The government of the small former Soviet republic, which is trying to join the European Union, was considering how natural gas could be supplied to Transdniestria and encourage it to foot the bill, she said.
Transdniestria and the government in Chisinau agreed in 2022 that all Russian gas received by Moldova would flow to the breakaway region, which traditionally does not pay for fuel.
The unrecognised, separatist enclave is home to a power plant which provides most of the power for government-controlled areas of Moldova at a fixed and low price.
Without gas supplies, the power plant could stop working and Moldova and Transdniestria would face hours-long blackouts of the kind that neighbouring Ukraine has learned to live with for about two years due to constant Russian missile attacks.
Sandu said her government would propose a “variant” of how gas would be supplied to Transdniestria if Gazprom stops gas deliveries from Jan. 1.

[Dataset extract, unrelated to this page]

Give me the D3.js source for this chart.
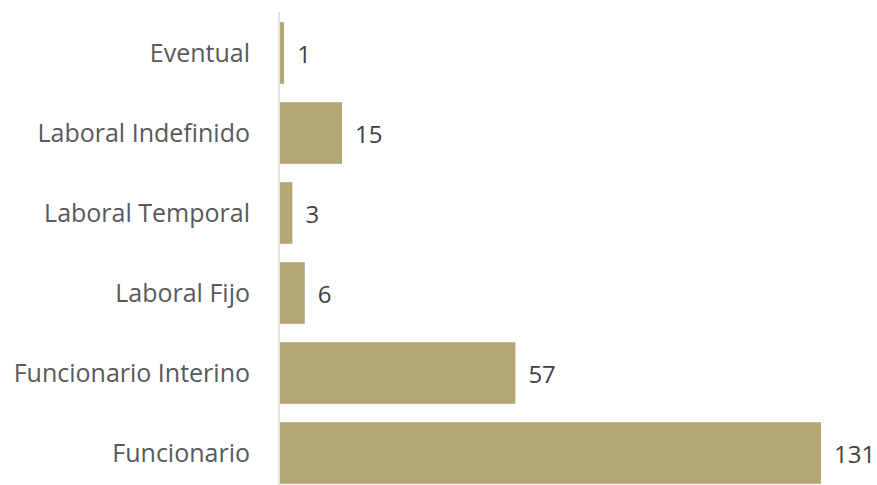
<!DOCTYPE html>
<html>
<head>
<meta charset="utf-8">
<script src="https://cdn.jsdelivr.net/npm/d3@7"></script>
<style>
  html, body { margin: 0; padding: 0; background: #ffffff; }
  svg { display: block; }
  text { font-family: "Open Sans", "Noto Sans", sans-serif; }
</style>
</head>
<body>
<svg id="chart" width="877" height="485"></svg>
<script>
// Contract types, listed top to bottom
const categories = ["Eventual", "Laboral Indefinido", "Laboral Temporal", "Laboral Fijo", "Funcionario Interino", "Funcionario"];
// Number of staff per contract type
const counts = [1, 15, 3, 6, 57, 131];

const width = 877, height = 485;
const axisX = 279;

const svg = d3.select("#chart");

const x = d3.scaleLinear()
  .domain([0, 131])
  .range([axisX + 1, 821]);

const y = d3.scaleBand()
  .domain(categories)
  .range([13, 493])
  .paddingInner(0.23)
  .paddingOuter(0.115);

const data = categories.map((c, i) => ({ cat: c, val: counts[i] }));

// bars
svg.append("g")
  .selectAll("rect")
  .data(data)
  .join("rect")
  .attr("x", x(0))
  .attr("y", d => y(d.cat))
  .attr("width", d => x(d.val) - x(0))
  .attr("height", y.bandwidth())
  .attr("fill", "#b3a775");

// category axis
const axis = d3.axisLeft(y).tickSize(0).tickPadding(29);
const gAxis = svg.append("g")
  .attr("transform", `translate(${axisX},0)`)
  .call(axis);
gAxis.select(".domain").remove();
gAxis.selectAll("text")
  .attr("fill", "#595959")
  .style("font-size", "25px")
  .attr("dy", "0.35em");

svg.append("line")
  .attr("x1", axisX).attr("x2", axisX)
  .attr("y1", 12).attr("y2", height)
  .attr("stroke", "#d9d9d9")
  .attr("stroke-width", 1.5);

// value labels
svg.append("g")
  .selectAll("text")
  .data(data)
  .join("text")
  .attr("x", d => x(d.val) + 13)
  .attr("y", d => y(d.cat) + y.bandwidth() / 2)
  .attr("dy", "0.4em")
  .attr("fill", "#404040")
  .style("font-size", "24px")
  .text(d => d.val);
</script>
</body>
</html>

Chisinau has said one alternative route to Moldova could be to ship Russian gas via the TurkStream pipeline to Turkey and then through Bulgaria and Romania.
HOW TO PAY
Moldova and Transdniestria have both declared states of emergency over the threat of disrupted gas supplies.
Sandu said the main issue is payment for fuel that could be supplied to Transdniestria, adding: “The left bank of the Dniester will have to pay for the gas that Moldova will supply to the Transdniestrian region”.
“The question is how the left bank of the Dniester will be able to pay for this gas,” she added.
Transdniestria was an industrial part of Moldova before the collapse of the Soviet Union in 1991. But after the split, the region and population became impoverished, deprived of markets and cut off from a supportive Russia.